There was Grand Funk Railroad of course, but nothing quite like Queen, to add to the long British honours list. That was – until Aerosmith. I suppose it was the mixture of instrumental prowess, musical attack and dash of flair that attracted me to the first Aerosmith album when it arrived on our shores virtually unheralded a couple of years ago. I’m still not a rabid fan of the band – we haven’t even had a chance to see them yet. And of course they are bound to upset most critics by appearing to follow a time-honoured course. Dull stuff for rock writers really, just another group that appeals to the vast mass of kids.

I can almost see the heads bobbing to the beat of ‘Back In The Saddle’ at the Odeon, Hammersmith, even now. What have this hugely successful combo (in America) got to offer then, I can almost hear resentful sceptics sniff with hostility and suspicion? A certain je ne sais quoi. Steven Tyler is the arrogant, ill-tempered lead vocalist of the saturnine features who looks as if he might give Freddie Mercury a severely slapped wrist if they crossed laser beams. But most impressive is the relentlessly riffing guitars of Joe Perry and mighty Brad Whitford. While Steve is shouting out the vocals on ‘Last Child’, listen to the Whitford guitar (he co-wrote it with Steve) dig into as nasty a riff as has been blasted forth since Jeff Beck was hooked up with Carmine Appice. Not to put too fine a point on it, they cook, and the guitars send those icy fingers along the spine.
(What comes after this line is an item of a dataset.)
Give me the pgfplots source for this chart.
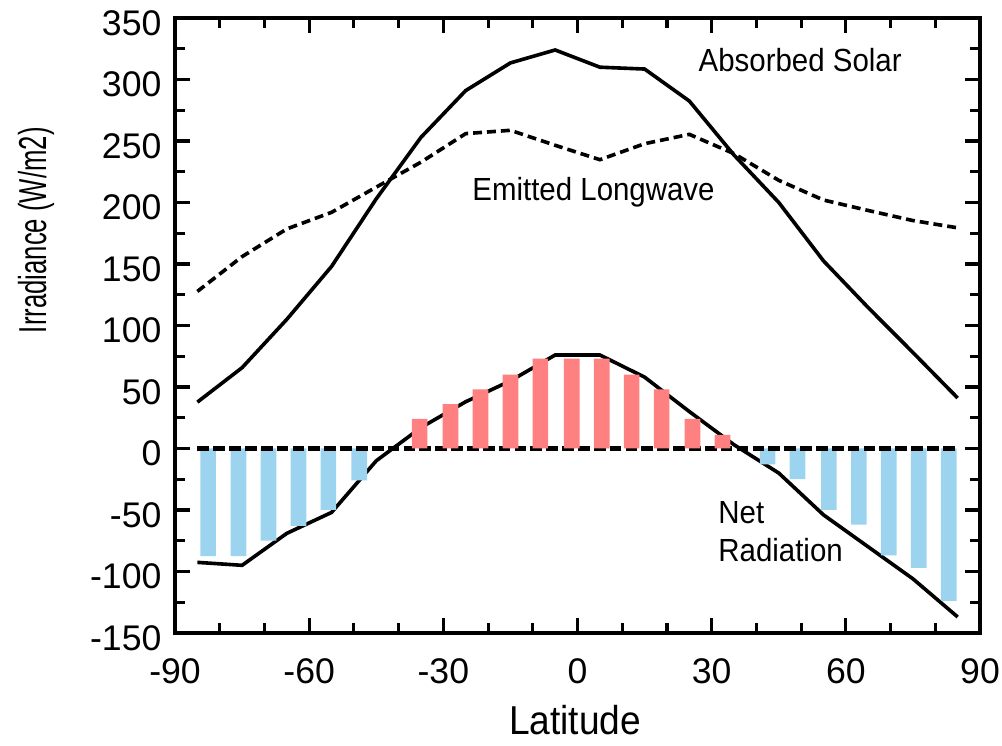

Dig the way the hi-hats belt in a la John Bonham on the fast ‘Rats In The Cellar’, a kind of tribute to the canyons of New York City. Solid vocal harmonies, driving guitars – what more could a simple rock fan request? And for more laidback tastes there are the chiming chords and Who-like aggression of ‘Sick As A Dog’, a most listenable stomper followed by the even more raucous ‘Nobody’s Fault’, with Tyler getting almost apoplectic. Joey Kramer is the man in the engine room, a blari of flailing crash cymbals and detonating tom toms, and he kicks along a boogie epic like ‘Get The Lead Out’ with angry vehemence. Depending on your philosophy, it’s irresistible stuff that will get knees pumping in the three quid seats, and groans from scribblers in the freebies.

But at the risk of being cut dead at the annual rock writers’ convention, I find the sensuous rhythms and animal pulse of ‘Lick And A Promise’ (just one of many erotic selections), a strangely heady brew. They could keep up this eclectic hullaballoo based on the familiar backlog of rock riffs all night, and I’d feel no pain.